Article écrit par Mr NeiL
Imaginez-vous un instant dans la peau poilue d’un castor contremaître. Non, pas celui qui gère les travaux de votre copropriété avec la délicatesse d’un rouleau compresseur, mais plutôt un rongeur architecte au service de Sa Majesté Castorina. Bienvenue dans Kingdom Crossing, le dernier-né de chez Sorry We Are French, où construire un pont devient plus compliqué qu’assembler un meuble suédois sans notice.
Une histoire de ponts… et de maux de tête
L’histoire commence dans le royaume de Clairesource, où tout allait pour le mieux dans le meilleur des mondes castoresques possibles. Sept ponts permettaient aux habitants de circuler librement entre les régions, chacune regorgeant de ressources spécifiques. Mais voilà, les tensions montent, les jalousies pointent leur museau, et la Reine décide de faire ses tournées diplomatiques. Le hic ? Impossible de parcourir tous les ponts une seule fois sans repasser par le même chemin. La faute au vieux mathématicien de la forêt qui débarque avec sa solution : construire un huitième pont. Et devinez qui va devoir s’en charger ? Vous, bien sûr.
Règles du jeu : Simple comme un barrage de castor… ou pas
Kingdom Crossing s’explique en quinze à vingt minutes, ce qui laisse présager un jeu accessible. Détrompez-vous, mes amis rongeurs ! Sous ses airs de jeu familial se cache un véritable casse-tête stratégique qui vous fera grincer des dents plus souvent qu’un tronc de chêne centenaire.
Le principe de base semble enfantin : parcourir le royaume sans jamais emprunter le même pont deux fois dans la même journée. Vos tuiles Action déterminent vos déplacements : certaines vous font traverser un pont, d’autres deux ou trois. À chaque fois que vous franchissez un pont, vous y placez un marqueur Patte pour indiquer votre passage.
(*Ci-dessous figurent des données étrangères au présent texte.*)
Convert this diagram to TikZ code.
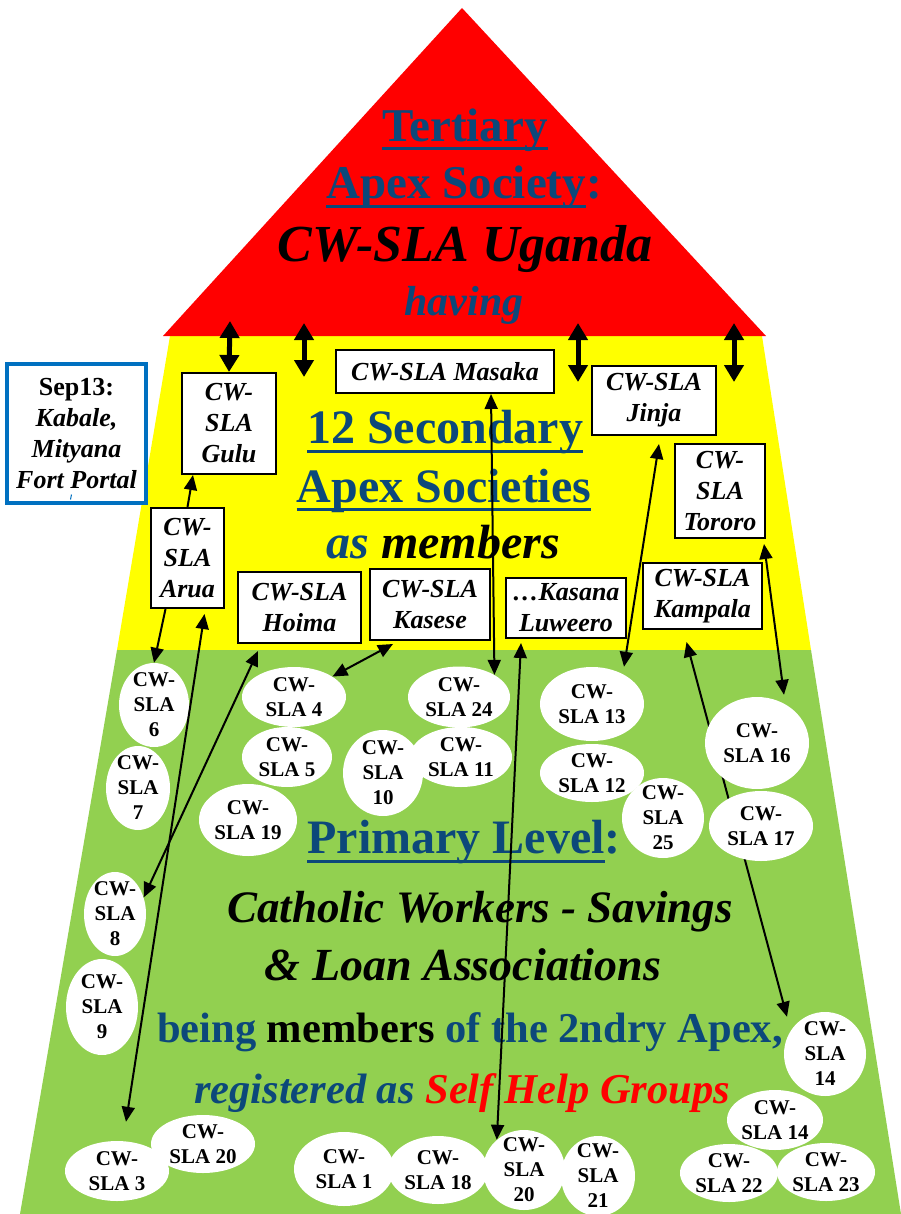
\documentclass[tikz,border=0pt]{standalone}
\usepackage{fontspec}
\setmainfont{Liberation Serif}
\usetikzlibrary{arrows.meta,shapes.geometric}
\definecolor{dblue}{RGB}{12,72,122}
\definecolor{pgreen}{RGB}{146,208,80}
\definecolor{boxblue}{RGB}{0,112,192}
\definecolor{pred}{RGB}{255,0,0}
\definecolor{pyellow}{RGB}{255,255,0}
\newcommand\myul[2][-9pt]{\setbox0=\hbox{#2}\rlap{\rule[#1]{\wd0}{3pt}}\box0}
\newcommand\ov[5]{\node[oval,minimum width=#3pt,minimum height=#4pt,label={[olbl]center:{#5}}] (#1) at (#2) {};}
\pgfdeclarelayer{back}\pgfdeclarelayer{mid}\pgfsetlayers{back,mid,main}
\begin{document}
\begin{tikzpicture}[x=1pt,y=-1pt,
  sbox/.style={draw=black,line width=2pt,fill=white,inner sep=0pt,align=center,font=\fontsize{26}{31}\selectfont\bfseries\itshape},
  oval/.style={ellipse,fill=white,inner sep=0pt},
  olbl/.style={align=center,inner sep=0pt,font=\fontsize{21}{25}\selectfont\bfseries},
  txt/.style={anchor=base,inner sep=0pt},
  conn/.style={line width=2pt,{Triangle[length=15pt,width=13pt]}-{Triangle[length=15pt,width=13pt]}},
  conn1/.style={line width=2pt,-{Triangle[length=15pt,width=13pt]}},
  link/.style={line width=5pt,{Triangle[length=17pt,width=19pt]}-{Triangle[length=17pt,width=19pt]}}]
\useasboundingbox (0,0) rectangle (901,1214);
\begin{pgfonlayer}{back}
\fill[pyellow] (170,336) -- (762,336) -- (811,650) -- (117,650) -- cycle;
\fill[pgreen] (117,650) -- (811,650) -- (901,1214) -- (20,1214) -- cycle;
\fill[pred] (462,8) -- (766,336) -- (163,336) -- cycle;
\end{pgfonlayer}

% red texts
\node[txt,font=\fontsize{47}{47}\selectfont\bfseries,text=dblue] (t1) at (465,142) {\myul[-8pt]{Tertiary}};
\node[txt,font=\fontsize{47}{47}\selectfont\bfseries,text=dblue] (t2) at (464,199) {\myul[-9pt]{Apex Society}:};
\node[txt,font=\fontsize{52}{52}\selectfont\bfseries\itshape] (t3) at (465,262) {CW-SLA Uganda};
\node[txt,font=\fontsize{42}{42}\selectfont\bfseries\itshape,text=dblue] (t4) at (464,315) {having};

% yellow texts
\node[txt,font=\fontsize{48}{48}\selectfont\bfseries,text=dblue] (s1) at (445,443) {\myul[-10pt]{12 Secondary}};
\node[txt,font=\fontsize{48}{48}\selectfont\bfseries,text=dblue] (s2) at (444,502) {\myul[-8.5pt]{Apex Societies}};
\node[txt,font=\fontsize{48}{48}\selectfont\bfseries\itshape] (s3) at (443,558) {\textcolor{dblue}{as} members};

% green texts
\node[txt,font=\fontsize{48}{48}\selectfont\bfseries,text=dblue] (p1) at (464,853) {\myul[-9.5pt]{Primary Level}:};
\node[txt,font=\fontsize{45}{45}\selectfont\bfseries\itshape] (p2) at (480,922) {Catholic Workers - Savings};
\node[txt,font=\fontsize{46}{46}\selectfont\bfseries\itshape] (p3) at (463,980) {\& Loan Associations};
\node[txt,font=\fontsize{42.5}{42.5}\selectfont\bfseries] (p4) at (470,1042) {\textcolor{dblue}{being} members \textcolor{dblue}{of the 2ndry Apex,}};
\node[txt,font=\fontsize{42.5}{42.5}\selectfont\bfseries\itshape] (p5) at (462,1103) {\textcolor{dblue}{registered as} \textcolor{pred}{Self Help Groups}};

% boxes
\node[sbox,draw=boxblue,line width=3.5pt,minimum width=139pt,minimum height=139pt] (sep) at (76.5,433.5) {{\upshape Sep13:}\\Kabale,\\Mityana\\Fort Portal};
\draw[boxblue,line width=1pt] (sep.center) ++(-5,61) -- ++(-1,5);
\node[sbox,minimum width=94pt,minimum height=101pt] (gulu) at (229,423.5) {CW-\\SLA\\Gulu};
\node[sbox,minimum width=73pt,minimum height=100pt] (arua) at (187.5,558) {CW-\\SLA\\Arua};
\node[sbox,minimum width=123pt,minimum height=71pt] (hoima) at (299.5,607.5) {CW-SLA\\Hoima};
\node[sbox,minimum width=120pt,minimum height=71pt] (kasese) at (430,604.5) {CW-SLA\\Kasese};
\node[sbox,minimum width=218pt,minimum height=43pt] (masaka) at (445,371.5) {CW-SLA Masaka};
\node[sbox,minimum width=124pt,minimum height=69pt] (jinja) at (654,400.5) {CW-SLA\\Jinja};
\node[sbox,minimum width=90pt,minimum height=94pt] (tororo) at (720,491) {CW-\\SLA\\Tororo};
\node[sbox,minimum width=120pt,minimum height=60pt] (kasana) at (566,608) {…Kasana\\Luweero};
\node[sbox,minimum width=119pt,minimum height=66pt] (kampala) at (702.5,596) {CW-SLA\\Kampala};

% ellipses
\ov{e6}{154,705}{70}{84}{CW-\\SLA\\6}
\ov{e7}{138,788}{64}{84}{CW-\\SLA\\7}
\ov{e4}{294,697}{104}{60}{CW-\\SLA 4}
\ov{e5}{287,757}{90}{60}{CW-\\SLA 5}
\ov{e19}{248,820}{98}{72}{CW-\\SLA 19}
\ov{e10}{383,773}{80}{86}{CW-\\SLA\\10}
\ov{e24}{459,697}{102}{61}{CW-\\SLA 24}
\ov{e11}{461,757}{102}{60}{CW-\\SLA 11}
\ov{e13}{592,704}{104}{74}{CW-\\SLA 13}
\ov{e12}{592,773}{104}{58}{CW-\\SLA 12}
\ov{e25}{663,818}{82}{80}{CW-\\SLA\\25}
\ov{e16}{757,743}{104}{92}{CW-\\SLA 16}
\ov{e17}{761,826}{104}{70}{CW-\\SLA 17}
\ov{e8}{115,914}{62}{84}{CW-\\SLA\\8}
\ov{e9}{102,1007}{72}{96}{CW-\\SLA\\9}
\ov{e3}{117,1171}{104}{60}{CW-\\SLA 3}
\ov{e20a}{203,1144}{104}{58}{CW-\\SLA 20}
\ov{e1}{344,1169}{100}{74}{CW-\\SLA 1}
\ov{e18}{438,1170}{100}{68}{CW-\\SLA 18}
\ov{e21}{598,1176}{74}{80}{CW-\\SLA\\21}
\ov{e20b}{524,1170}{82}{80}{CW-\\SLA\\20}
\ov{e14a}{825,1054}{82}{84}{CW-\\SLA\\14}
\ov{e22}{729,1173}{98}{58}{CW-\\SLA 22}
\ov{e23}{826,1172}{98}{58}{CW-\\SLA 23}
\ov{e14b}{775,1120}{96}{60}{CW-\\SLA 14}

% thick links red -> yellow
\coordinate (r1) at (230,321);
\coordinate (r2a) at (304,323); \coordinate (r2b) at (304,377);
\coordinate (r3a) at (578,323); \coordinate (r3b) at (578,382);
\coordinate (r4a) at (734,323); \coordinate (r4b) at (734,382);
\draw[link] (r1) -- (gulu.north);
\draw[link] (r2a) -- (r2b);
\draw[link] (r3a) -- (r3b);
\draw[link] (r4a) -- (r4b);

% thin connectors
\draw[conn1] (arua.north) -- ([xshift=-36pt]gulu.south);
\draw[conn1] ([xshift=-22pt]arua.south) -- (e6.north);
\draw[conn] ([xshift=17pt,yshift=-5pt]arua.south) -- ([xshift=9pt,yshift=19pt]e3.north);
\draw[conn] ([xshift=-41.5pt,yshift=-7pt]hoima.south) -- (e8.30);
\draw[conn] ([xshift=-37pt,yshift=-3pt]kasese.south) -- (e4.28);
\draw[conn] ([xshift=46pt]masaka.south) -- (e24.32);
\draw[conn] ([xshift=-45pt,yshift=-4pt]kasana.south) -- (e20b.132);
\draw[conn] ([xshift=5pt,yshift=-8pt]jinja.south) -- ([xshift=32pt]e13.north);
\draw[conn] ([xshift=-2pt,yshift=-5pt]tororo.south east) -- ([xshift=27pt,yshift=2pt]e16.north);
\begin{pgfonlayer}{mid}
\draw[conn] ([xshift=-16pt,yshift=-12pt]kampala.south) -- ([xshift=-38pt,yshift=-5pt]e14a.north);
\end{pgfonlayer}
\end{tikzpicture}
\end{document}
Et gare à vous si vous vous retrouvez coincé dans une région sans pouvoir repartir !
Une fois arrivé à destination, vous devez obligatoirement recruter un Personnage ou une Structure. Les Personnages appartiennent à cinq guildes différentes : les rusés Renards vous octroient du Prestige, les sages Hiboux rapportent de l’argent, les puissants Ours activent vos infrastructures, les fougueux Sangliers facilitent vos déplacements, et les dévoués Cerfs offrent des ressources supplémentaires.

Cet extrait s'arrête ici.